As trilhas deixadas por constelações LEO comprometem as imagens tiradas por telescópios, prejudicando estudos científicos. Astrônomos receiam que os satélites interfiram, por exemplo, na identificação de asteroides potencialmente nocivos à Terra. Outro exemplo de uma importante descoberta relacionada ao debate é a recente detecção do gás fosfina em Vênus, que é um indício de vida naquele planeta! E estas descobertas precisam ser testadas e confirmadas pelos radiotelescópios que dependem de frequências do espectro eletromagnético que não podem sofrer interferências. Ademais, a Estação Espacial Internacional e o famoso telescópio espacial Hubble, também estão em baixa órbita, ou seja, as observações feitas da Terra não são as únicas que poderão ser afetadas. Existe, portanto, o risco até de termos que parar de usar a baixa órbita para exploração espacial em função das constelações LEO e de detritos, e além dessas potenciais implicações para a ciência, seriam também afetados anos de pesquisas e vultosos investimentos públicos feitos até então.
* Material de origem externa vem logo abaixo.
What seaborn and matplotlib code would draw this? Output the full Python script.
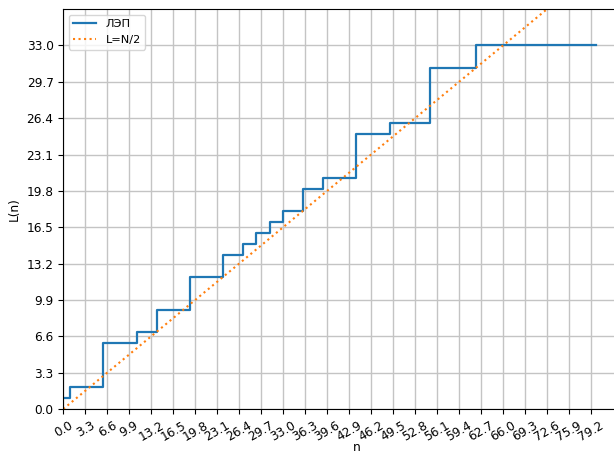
import matplotlib
matplotlib.use("Agg")
import matplotlib.pyplot as plt
import seaborn as sns
import pandas as pd

# step points of the linear complexity profile (n where L changes)
step_n = [0, 1, 6, 11, 14, 19, 24, 27, 29, 31, 33, 36, 39, 44, 49, 55, 62, 80]
step_L = [1, 2, 6, 7, 9, 12, 14, 15, 16, 17, 18, 20, 21, 25, 26, 31, 33, 33]

# reference line L = N/2 (end points)
half_n = [0, 80]
half_L = [0, 40]

x_ticks = [round(3.3 * i, 1) for i in range(25)]
y_ticks = [round(3.3 * i, 1) for i in range(11)]

df = pd.DataFrame({"n": step_n, "L": step_L})
df_half = pd.DataFrame({"n": half_n, "L": half_L})

plt.rcParams["font.size"] = 8.7
plt.rcParams["legend.fontsize"] = 8.2

fig = plt.figure(figsize=(6.14, 4.57), dpi=100)
# the original is a cropped screenshot, right side of the axes is cut off
ax = fig.add_axes([0.103, 0.105, 0.955, 0.875])

sns.lineplot(data=df, x="n", y="L", drawstyle="steps-post", color="C0",
             linewidth=1.6, label="ЛЭП", ax=ax, sort=False)
sns.lineplot(data=df_half, x="n", y="L", linestyle=":", color="C1",
             linewidth=1.5, label="L=N/2", ax=ax)

ax.set_xlim(0, 88)
ax.set_ylim(0, 36.3)
ax.set_xticks(x_ticks)
ax.set_xticklabels([f"{v:.1f}" for v in x_ticks], rotation=30)
ax.set_yticks(y_ticks)
ax.set_yticklabels([f"{v:.1f}" for v in y_ticks])
ax.grid(True, color="#c4c4c4", linewidth=1.0)
ax.set_xlabel("n", labelpad=-1.5)
ax.set_ylabel("L(n)")
ax.legend(loc="upper left")

fig.savefig("out.png", dpi=100)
Especialistas em políticas de conectividade temem, ademais, que as constelações LEO deem ensejo a problemas concorrenciais e de uma privatização do espaço comum. As duas principais agências da Organização Nações Unidas (ONU) envolvidas neste debate são a União de Telecomunicação Internacional (UIT), e o Escritório das Nações Unidas para Assuntos do Espaço Exterior (UNOOSA). Os governos e a iniciativa privada devem cooperar com estas agências no desenvolvimento de suas atividades relacionadas ao espaço. O desafio, no entanto, tem sido garantir que o processo de cooperação entre os Estados e o setor privado respeitem as regras estabelecidas no âmbito do sistema ONU, e que os novos atores do setor sejam incluídos nas discussões internacionais.
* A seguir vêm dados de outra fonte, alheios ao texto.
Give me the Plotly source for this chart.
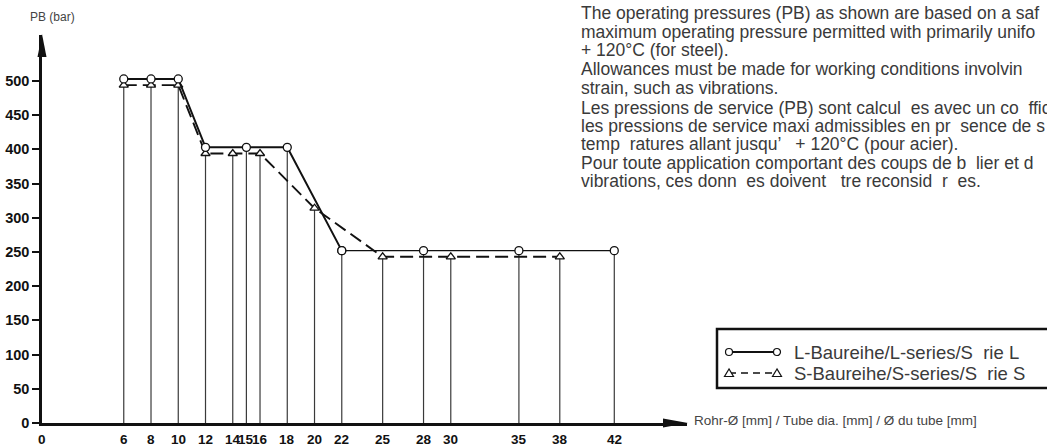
import plotly.graph_objects as go

# ---------------- data ----------------
x_ticks = [0, 6, 8, 10, 12, 14, 15, 16, 18, 20, 22, 25, 28, 30, 35, 38, 42]
y_ticks = [0, 50, 100, 150, 200, 250, 300, 350, 400, 450, 500]

l_x = [6, 8, 10, 12, 15, 18, 22, 28, 35, 42]
l_pb = [503, 503, 503, 403, 403, 403, 252, 252, 252, 252]

s_x = [6, 8, 10, 12, 14, 16, 20, 25, 30, 38]
s_pb = [494, 494, 494, 394, 394, 394, 314, 243, 243, 243]

l_name = "L-Baureihe/L-series/S  rie L"
s_name = "S-Baureihe/S-series/S  rie S"
y_title = "PB (bar)"
x_title = "Rohr-Ø [mm] / Tube dia. [mm] / Ø du tube [mm]"

notes = [
    "The operating pressures (PB) as shown are based on a saf",
    "maximum operating pressure permitted with primarily unifo",
    "+ 120°C (for steel).",
    "Allowances must be made for working conditions involvin",
    "strain, such as vibrations.",
    "Les pressions de service (PB) sont calcul  es avec un co  ffici",
    "les pressions de service maxi admissibles en pr  sence de s",
    "temp  ratures allant jusqu’   + 120°C (pour acier).",
    "Pour toute application comportant des coups de b  lier et d",
    "vibrations, ces donn  es doivent   tre reconsid  r  es.",
]
note_rows = [13, 32, 50, 69, 88, 108, 126, 144, 163, 181]

# ---------------- geometry ----------------
W, H = 1047, 447
ML, MR, MT, MB = 42, 360, 35, 24
PW, PH = W - ML - MR, H - MT - MB
X_MAX = PW / 13.626
Y_MAX = PH / 0.684


def px(xp):
    return (xp - ML) / PW


def py(yp):
    return (H - MB - yp) / PH


# vertical drop lines built from the data
tops = {}
for xs, vs in ((l_x, l_pb), (s_x, s_pb)):
    for xv, v in zip(xs, vs):
        tops[xv] = max(tops.get(xv, 0), v)
vx, vy = [], []
for xv in sorted(tops):
    vx += [xv, xv, None]
    vy += [0, tops[xv], None]

split = l_x.index(22)
mk_l = dict(symbol="circle", size=8, color="white", line=dict(color="#111", width=1.3))
mk_s = dict(symbol="triangle-up", size=8, color="white", line=dict(color="#111", width=1.3))

fig = go.Figure()
fig.add_trace(go.Scatter(x=vx, y=vy, mode="lines",
                         line=dict(color="#3a3a3a", width=1.2),
                         hoverinfo="skip", showlegend=False))
fig.add_trace(go.Scatter(x=s_x, y=s_pb, mode="lines+markers", name=s_name,
                         line=dict(color="#111", width=1.9, dash="13px,6px"),
                         marker=mk_s, showlegend=False, cliponaxis=False))
fig.add_trace(go.Scatter(x=l_x[:split + 1], y=l_pb[:split + 1], mode="lines+markers", name=l_name,
                         line=dict(color="#111", width=2), marker=mk_l,
                         showlegend=False, cliponaxis=False))
fig.add_trace(go.Scatter(x=l_x[split:], y=l_pb[split:], mode="lines+markers", name=l_name,
                         line=dict(color="#111", width=1.3), marker=mk_l,
                         showlegend=False, cliponaxis=False))

shapes = []
# axis arrows
shapes.append(dict(type="path", xref="paper", yref="paper",
                   path=f"M {px(42)} {py(34)} L {px(37.5)} {py(57)} L {px(46.5)} {py(57)} Z",
                   fillcolor="#111", line=dict(width=0), layer="above"))
shapes.append(dict(type="path", xref="paper", yref="paper",
                   path=f"M {px(688)} {py(423)} L {px(663)} {py(418.5)} L {px(663)} {py(427.5)} Z",
                   fillcolor="#111", line=dict(width=0), layer="above"))
# legend box
shapes.append(dict(type="rect", xref="paper", yref="paper",
                   x0=px(717), x1=px(1052), y0=py(329), y1=py(388),
                   line=dict(color="#111", width=2.5), fillcolor="rgba(0,0,0,0)"))
# legend samples
lx0, lx1, ly1, ly2 = 729, 777, 352, 373
shapes.append(dict(type="line", xref="paper", yref="paper",
                   x0=px(lx0), x1=px(lx1), y0=py(ly1), y1=py(ly1),
                   line=dict(color="#111", width=1.8)))
shapes.append(dict(type="line", xref="paper", yref="paper",
                   x0=px(lx0), x1=px(lx1), y0=py(ly2), y1=py(ly2),
                   line=dict(color="#111", width=1.5, dash="7px,5px")))
for cx in (lx0, lx1):
    shapes.append(dict(type="circle", xref="paper", yref="paper",
                       x0=px(cx - 3.5), x1=px(cx + 3.5), y0=py(ly1 - 3.5), y1=py(ly1 + 3.5),
                       fillcolor="white", line=dict(color="#111", width=1.2), layer="above"))
    shapes.append(dict(type="path", xref="paper", yref="paper",
                       path=f"M {px(cx)} {py(ly2 - 4)} L {px(cx - 4.5)} {py(ly2 + 3.5)} L {px(cx + 4.5)} {py(ly2 + 3.5)} Z",
                       fillcolor="white", line=dict(color="#111", width=1.2), layer="above"))

annotations = []
txt_font = dict(family="Liberation Sans, Arial, sans-serif", size=17.5, color="#3a3a3a")
for t, r in zip(notes, note_rows):
    annotations.append(dict(text=t, xref="paper", yref="paper", x=px(579), y=py(r),
                            xanchor="left", yanchor="middle", showarrow=False, font=txt_font))
leg_font = dict(family="Liberation Sans, Arial, sans-serif", size=18.5, color="#3a3a3a")
annotations.append(dict(text=l_name, xref="paper", yref="paper", x=px(792), y=py(ly1),
                        xanchor="left", yanchor="middle", showarrow=False, font=leg_font))
annotations.append(dict(text=s_name, xref="paper", yref="paper", x=px(792), y=py(ly2),
                        xanchor="left", yanchor="middle", showarrow=False, font=leg_font))
annotations.append(dict(text=y_title, xref="paper", yref="paper", x=px(52), y=py(17),
                        xanchor="center", yanchor="middle", showarrow=False,
                        font=dict(family="Liberation Sans, Arial, sans-serif", size=12, color="#444")))
annotations.append(dict(text=x_title, xref="paper", yref="paper", x=px(692), y=py(420),
                        xanchor="left", yanchor="middle", showarrow=False,
                        font=dict(family="Liberation Sans, Arial, sans-serif", size=13.5, color="#444")))
# x tick labels (placed tight under the axis as in the reference)
for v in x_ticks:
    annotations.append(dict(text=str(v), xref="x", yref="paper", x=v, y=py(439),
                            xanchor="center", yanchor="middle", showarrow=False,
                            font=dict(family="Liberation Sans, Arial, sans-serif", size=13.5,
                                      color="#111", weight="bold")))

fig.update_layout(
    width=W, height=H,
    margin=dict(l=ML, r=MR, t=MT, b=MB, autoexpand=False),
    plot_bgcolor="white", paper_bgcolor="white",
    showlegend=False,
    shapes=shapes, annotations=annotations,
    xaxis=dict(range=[0, X_MAX], tickmode="array", tickvals=x_ticks,
               showticklabels=False,
               showgrid=False, zeroline=False, showline=True, linecolor="#111", linewidth=2.5,
               ticks="", automargin=False),
    yaxis=dict(range=[0, Y_MAX], tickmode="array", tickvals=y_ticks,
               ticktext=[str(v) for v in y_ticks],
               showgrid=False, zeroline=False, showline=True, linecolor="#111", linewidth=2.5,
               ticks="outside", ticklen=7, tickwidth=1.5, tickcolor="#111", automargin=False,
               tickfont=dict(family="Liberation Sans, Arial, sans-serif",
                             size=14.5, color="#111", weight="bold")),
)

fig.write_html("out.html", config={"displayModeBar": False},
               post_script="document.body.style.margin='0';")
Há outros desafios relacionados aos satélites LEO além dos apresentados acima, tais como a realização de testes cujo objetivo é unicamente derrubar um satélite para provar a capacidade de defesa do país. A Índia promoveu um destes testes em 2019, e o Primeiro-Ministro Narendra Modi declarou que a operação se tratava de um marco para o país, por ser um dos poucos países a desempenhar tal teste; e porque a missão estaria sendo desenvolvida sem ajuda de outros países. Chamada de “Shakti”, palavra sinônimo de “poder” e “energia cósmica”, a missão resultou em severas críticas internacionais em função dos detritos deixados em órbita.3
Uma forma de visualizar o que ocorre com a órbita da Terra e imaginar os impactos de iniciativas tais como as descritas acima é conferir os mapas desenvolvidos pela LeoLabs, que rastreia satélites LEO e detritos em órbita, e calcula probabilidades de colisão. Os mapas parecem ficção, mas não poderiam ser mais reais, assim como as possíveis disputas geopolíticas esboçadas acima, e suas implicações diretas para a ciência e para a sociedade.
É possível entender, portanto, que o hype das constelações de satélites LEO não será gratuito, e há riscos envolvidos. Mas o que deve ser feito se há de fato a necessidade de promover maior conectividade em áreas remotas e rurais? Para que os potenciais riscos sejam contornados, será necessário o fortalecimento da cooperação internacional, assim como a promoção da inovação e da criatividade. Além disso, é importante que a SpaceX e as demais empresas de satélites desenvolvam formas de mitigar os impactos da sua atuação no resultado das imagens astronômicas e na interferência com telescópios em baixa órbita. Afinal, além de conectividade todos também querem saber se há, de fato, vida em Vênus, ou se um asteroide poderá vir a acabar com a nossa espécie.